== DATA SEGMENT ==
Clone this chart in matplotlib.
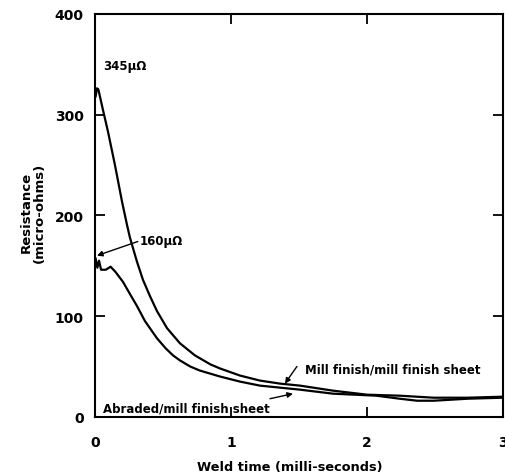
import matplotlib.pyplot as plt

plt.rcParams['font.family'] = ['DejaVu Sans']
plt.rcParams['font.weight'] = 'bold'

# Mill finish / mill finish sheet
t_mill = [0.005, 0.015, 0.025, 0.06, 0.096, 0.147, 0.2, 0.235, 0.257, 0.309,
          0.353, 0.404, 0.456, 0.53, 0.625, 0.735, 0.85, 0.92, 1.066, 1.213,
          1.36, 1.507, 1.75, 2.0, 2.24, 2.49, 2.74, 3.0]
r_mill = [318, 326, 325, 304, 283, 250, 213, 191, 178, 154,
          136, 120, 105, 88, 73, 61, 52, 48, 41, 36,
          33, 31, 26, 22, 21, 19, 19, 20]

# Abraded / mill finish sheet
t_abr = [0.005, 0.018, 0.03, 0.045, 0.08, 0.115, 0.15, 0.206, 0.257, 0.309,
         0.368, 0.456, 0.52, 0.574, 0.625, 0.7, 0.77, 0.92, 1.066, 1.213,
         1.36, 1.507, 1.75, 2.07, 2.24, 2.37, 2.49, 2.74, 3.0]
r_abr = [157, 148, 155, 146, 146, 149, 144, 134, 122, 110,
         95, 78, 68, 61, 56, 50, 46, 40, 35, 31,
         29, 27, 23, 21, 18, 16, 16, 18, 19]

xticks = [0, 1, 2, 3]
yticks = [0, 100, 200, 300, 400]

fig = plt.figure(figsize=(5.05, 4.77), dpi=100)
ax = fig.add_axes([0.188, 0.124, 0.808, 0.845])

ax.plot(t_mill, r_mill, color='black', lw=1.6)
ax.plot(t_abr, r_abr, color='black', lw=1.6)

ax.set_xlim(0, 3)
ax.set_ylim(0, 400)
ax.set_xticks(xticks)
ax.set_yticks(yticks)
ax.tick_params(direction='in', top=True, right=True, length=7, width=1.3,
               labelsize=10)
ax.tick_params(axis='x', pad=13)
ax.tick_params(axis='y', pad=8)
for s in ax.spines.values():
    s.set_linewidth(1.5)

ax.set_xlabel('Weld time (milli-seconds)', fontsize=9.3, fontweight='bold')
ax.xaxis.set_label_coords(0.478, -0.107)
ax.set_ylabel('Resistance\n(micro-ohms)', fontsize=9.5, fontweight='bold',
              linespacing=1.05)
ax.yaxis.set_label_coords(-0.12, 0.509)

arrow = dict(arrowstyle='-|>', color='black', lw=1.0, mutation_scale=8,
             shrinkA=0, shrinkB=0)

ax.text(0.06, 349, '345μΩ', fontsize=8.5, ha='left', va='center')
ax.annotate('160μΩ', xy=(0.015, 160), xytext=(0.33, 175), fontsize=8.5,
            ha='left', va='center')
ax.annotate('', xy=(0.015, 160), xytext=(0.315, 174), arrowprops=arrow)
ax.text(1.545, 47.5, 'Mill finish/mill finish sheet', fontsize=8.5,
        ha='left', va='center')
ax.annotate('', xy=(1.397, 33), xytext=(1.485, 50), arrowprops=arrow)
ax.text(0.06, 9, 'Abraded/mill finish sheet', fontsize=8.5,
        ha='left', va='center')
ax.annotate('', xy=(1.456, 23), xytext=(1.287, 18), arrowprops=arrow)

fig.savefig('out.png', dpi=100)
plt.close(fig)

== WHAT IS NEEDED ==
The lines from the start of the data through the line that contains "shrinkA=0, shrinkB=0)" are to be returned exactly, please, with both ends included and every picture left out.

== RESULT ==
Clone this chart in matplotlib.
import matplotlib.pyplot as plt

plt.rcParams['font.family'] = ['DejaVu Sans']
plt.rcParams['font.weight'] = 'bold'

# Mill finish / mill finish sheet
t_mill = [0.005, 0.015, 0.025, 0.06, 0.096, 0.147, 0.2, 0.235, 0.257, 0.309,
          0.353, 0.404, 0.456, 0.53, 0.625, 0.735, 0.85, 0.92, 1.066, 1.213,
          1.36, 1.507, 1.75, 2.0, 2.24, 2.49, 2.74, 3.0]
r_mill = [318, 326, 325, 304, 283, 250, 213, 191, 178, 154,
          136, 120, 105, 88, 73, 61, 52, 48, 41, 36,
          33, 31, 26, 22, 21, 19, 19, 20]

# Abraded / mill finish sheet
t_abr = [0.005, 0.018, 0.03, 0.045, 0.08, 0.115, 0.15, 0.206, 0.257, 0.309,
         0.368, 0.456, 0.52, 0.574, 0.625, 0.7, 0.77, 0.92, 1.066, 1.213,
         1.36, 1.507, 1.75, 2.07, 2.24, 2.37, 2.49, 2.74, 3.0]
r_abr = [157, 148, 155, 146, 146, 149, 144, 134, 122, 110,
         95, 78, 68, 61, 56, 50, 46, 40, 35, 31,
         29, 27, 23, 21, 18, 16, 16, 18, 19]

xticks = [0, 1, 2, 3]
yticks = [0, 100, 200, 300, 400]

fig = plt.figure(figsize=(5.05, 4.77), dpi=100)
ax = fig.add_axes([0.188, 0.124, 0.808, 0.845])

ax.plot(t_mill, r_mill, color='black', lw=1.6)
ax.plot(t_abr, r_abr, color='black', lw=1.6)

ax.set_xlim(0, 3)
ax.set_ylim(0, 400)
ax.set_xticks(xticks)
ax.set_yticks(yticks)
ax.tick_params(direction='in', top=True, right=True, length=7, width=1.3,
               labelsize=10)
ax.tick_params(axis='x', pad=13)
ax.tick_params(axis='y', pad=8)
for s in ax.spines.values():
    s.set_linewidth(1.5)

ax.set_xlabel('Weld time (milli-seconds)', fontsize=9.3, fontweight='bold')
ax.xaxis.set_label_coords(0.478, -0.107)
ax.set_ylabel('Resistance\n(micro-ohms)', fontsize=9.5, fontweight='bold',
              linespacing=1.05)
ax.yaxis.set_label_coords(-0.12, 0.509)

arrow = dict(arrowstyle='-|>', color='black', lw=1.0, mutation_scale=8,
             shrinkA=0, shrinkB=0)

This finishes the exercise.